In the following, define SPLIT='valid' or 'test'.

  1. Run focused labeling on validation/test data

    cd FocusedLabeling
    
    python generate_inference_data.py --split ${SPLIT}
    
    th process_inference.lua -testSplit ${SPLIT}
    th infer_crf.lua \
        -testData inference-data/label.${SPLIT}.t7 \
        -modelFile "path-to-pretrained-model"
    
    • python generate_inference_data.py --split ${SPLIT} will create the file label.${SPLIT}.txt in the folder FocusedLabeling/inference-data;
    • th process_inference.lua will turn the text file label.${SPLIT}.txt into label.${SPLIT}.t7 in torch format (both in the folder FocusedLabeling/inference-data);
    • th infer_crf.lua ... will generate the file label.result.${SPLIT} in the folder FocusedLabeling.
  2. Query candidates based on focused labeling

    cd Inference
    mkdir ${SPLIT} && cd ${SPLIT}
    python ../query_candidates.py 6 \
           ../../PreprocessData/QAData.${SPLIT}.pkl \
           ../../FocusedLabeling/label.result.${SPLIT} \
           ../../KnowledgeBase/type.top-500.pkl
    

    This step will generate the file QAData.label.${SPLIT}.cpickle in the folder Inference/${SPLIT}.
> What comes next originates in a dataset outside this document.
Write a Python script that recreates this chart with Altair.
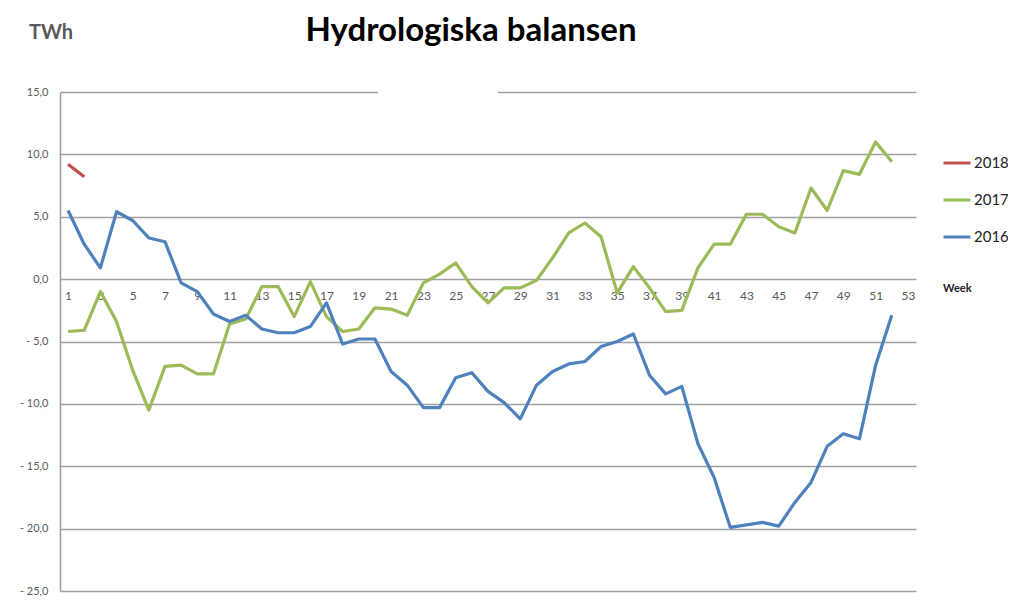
import altair as alt
import pandas as pd

weeks = list(range(1, 53))
v2016 = [5.5, 2.8, 0.9, 5.4, 4.7, 3.3, 3.0, -0.3, -1.0, -2.8, -3.4, -2.9, -4.0, -4.3, -4.3, -3.8,
         -1.9, -5.2, -4.8, -4.8, -7.4, -8.5, -10.3, -10.3, -7.9, -7.5, -9.0, -9.9, -11.2, -8.5,
         -7.4, -6.8, -6.6, -5.4, -5.0, -4.4, -7.7, -9.2, -8.6, -13.2, -15.9, -19.9, -19.7, -19.5,
         -19.8, -17.9, -16.3, -13.4, -12.4, -12.8, -6.9, -2.9]
v2017 = [-4.2, -4.1, -1.0, -3.4, -7.3, -10.5, -7.0, -6.9, -7.6, -7.6, -3.6, -3.2, -0.6, -0.6, -3.0,
         -0.2, -3.0, -4.2, -4.0, -2.3, -2.4, -2.9, -0.3, 0.4, 1.3, -0.6, -1.9, -0.7, -0.7, -0.1,
         1.7, 3.7, 4.5, 3.4, -1.1, 1.0, -0.7, -2.6, -2.5, 0.9, 2.8, 2.8, 5.2, 5.2, 4.2, 3.7, 7.3,
         5.5, 8.7, 8.4, 11.0, 9.4]
v2018 = [9.2, 8.2]
series = ["2018", "2017", "2016"]
colors = ["#C0504D", "#9BBB59", "#4F81BD"]
week_ticks = list(range(1, 54, 2))
y_ticks = [15, 10, 5, 0, -5, -10, -15, -20, -25]

rows = []
for w, v in zip(weeks[:len(v2018)], v2018):
    rows.append({"week": w, "value": v, "year": "2018"})
for w, v in zip(weeks, v2017):
    rows.append({"week": w, "value": v, "year": "2017"})
for w, v in zip(weeks, v2016):
    rows.append({"week": w, "value": v, "year": "2016"})
df = pd.DataFrame(rows)

W, H = 856, 499
TOP = 84
FONT = "Lato"

lines = alt.Chart(df).mark_line(strokeWidth=3.2, strokeJoin="round").encode(
    x=alt.X("week:Q",
            scale=alt.Scale(domain=[0.5, 53.5], nice=False, zero=False),
            axis=alt.Axis(values=week_ticks, offset=-H * 25 / 40, domain=False, ticks=False,
                          grid=False, labelPadding=11, labelFontSize=12, labelColor="#595959",
                          labelFont=FONT, title=None)),
    y=alt.Y("value:Q",
            scale=alt.Scale(domain=[-25, 15], nice=False, zero=False),
            axis=alt.Axis(values=y_ticks, ticks=False, domain=True, domainColor="#9a9a9a",
                          domainWidth=1.5, grid=True, gridColor="#a0a0a0", gridWidth=1.5,
                          labelPadding=12, labelFontSize=11, labelColor="#595959", labelFont=FONT,
                          labelExpr="datum.value < 0 ? '- ' + replace(format(-datum.value, '.1f'), '.', ',') : replace(format(datum.value, '.1f'), '.', ',')",
                          title=None)),
    color=alt.Color("year:N",
                    scale=alt.Scale(domain=series, range=colors),
                    sort=series,
                    legend=alt.Legend(title=None, orient="none", legendX=W + 26, legendY=56,
                                      symbolType="stroke", symbolSize=729, symbolStrokeWidth=3,
                                      labelFontSize=15, labelColor="#222222", labelFont=FONT,
                                      labelOffset=2, rowPadding=14)),
    detail="year:N",
)

gap = alt.Chart(pd.DataFrame({"g": [0]})).mark_rule(color="white", strokeWidth=4).encode(
    x=alt.value(318), x2=alt.value(438), y=alt.value(0)
)

title = alt.Chart(pd.DataFrame({"t": ["Hydrologiska balansen"]})).mark_text(
    font=FONT, fontSize=33, fontWeight="bold", color="#000000", align="center", baseline="middle"
).encode(text="t:N", x=alt.value(411), y=alt.value(31 - 8 - TOP))

twh = alt.Chart(pd.DataFrame({"t": ["TWh"]})).mark_text(
    font=FONT, fontSize=20, fontWeight="bold", color="#595959", align="left", baseline="middle"
).encode(text="t:N", x=alt.value(-31), y=alt.value(33 - 8 - TOP))

week_lbl = alt.Chart(pd.DataFrame({"t": ["Week"]})).mark_text(
    font=FONT, fontSize=11, fontWeight="bold", color="#222222", align="left", baseline="middle"
).encode(text="t:N", x=alt.value(W + 27), y=alt.value(H * 15 / 40 + 10))

chart = alt.layer(lines, gap, title, twh, week_lbl).properties(
    width=W, height=H,
    padding={"left": 52, "top": TOP, "right": 92, "bottom": 6},
    autosize=alt.AutoSizeParams(type="none"),
).configure_view(stroke=None)

chart.save("out.html", embed_options={"renderer": "svg", "actions": False})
  3. Generate score data based on the query results

    cd Inference/${SPLIT}
    python ../generate_score_data.py QAData.label.${SPLIT}.cpickle
    

    This step will generate the following files in the same folder Inference/${SPLIT}:

    • rel.single.${SPLIT}.txt (candidate relations for those with only a single candidate subject)
    • rel.multi.${SPLIT}.txt (candidate relations for those with only multiple candidate subject)
    • type.multi.${SPLIT}.txt (candidate entities for those with multiple candidate subjects)
    • single.${SPLIT}.cpickle
    • multi.${SPLIT}.cpickle
  4. Run relation inference

    cd RelationRNN
    mkdir inference-data
    th process_inference.lua -testSplit ${SPLIT}
    th infer_rel_rnn.lua -testData inference-data/rel.single.${SPLIT}.t7
    th infer_rel_rnn.lua -testData inference-data/rel.multi.${SPLIT}.t7
    

    This step will generate the files score.rel.single.${SPLIT} and score.rel.multi.${SPLIT} in the folder RelationRNN.

  5. Run entity inference

    cd EntityTypeVec
    mkdir inference-data
    th process_inference.lua -testSplit ${SPLIT}
    th infer_ent_typevec.lua -testData inference-data/ent.${SPLIT}.t7
    

    This step will generate the file score.ent.multi.multi.${SPLIT} in the folder EntityTypeVec.

  6. Run joint disambiguation

    cd Inference/${SPLIT}
    python ../joint_disambiguation.py multi.${SPLIT}.cpickle \
           ../../RelationRNN/score.rel.multi.${SPLIT} \
           ../../EntityTypeVec/score.ent.multi.multi.${SPLIT}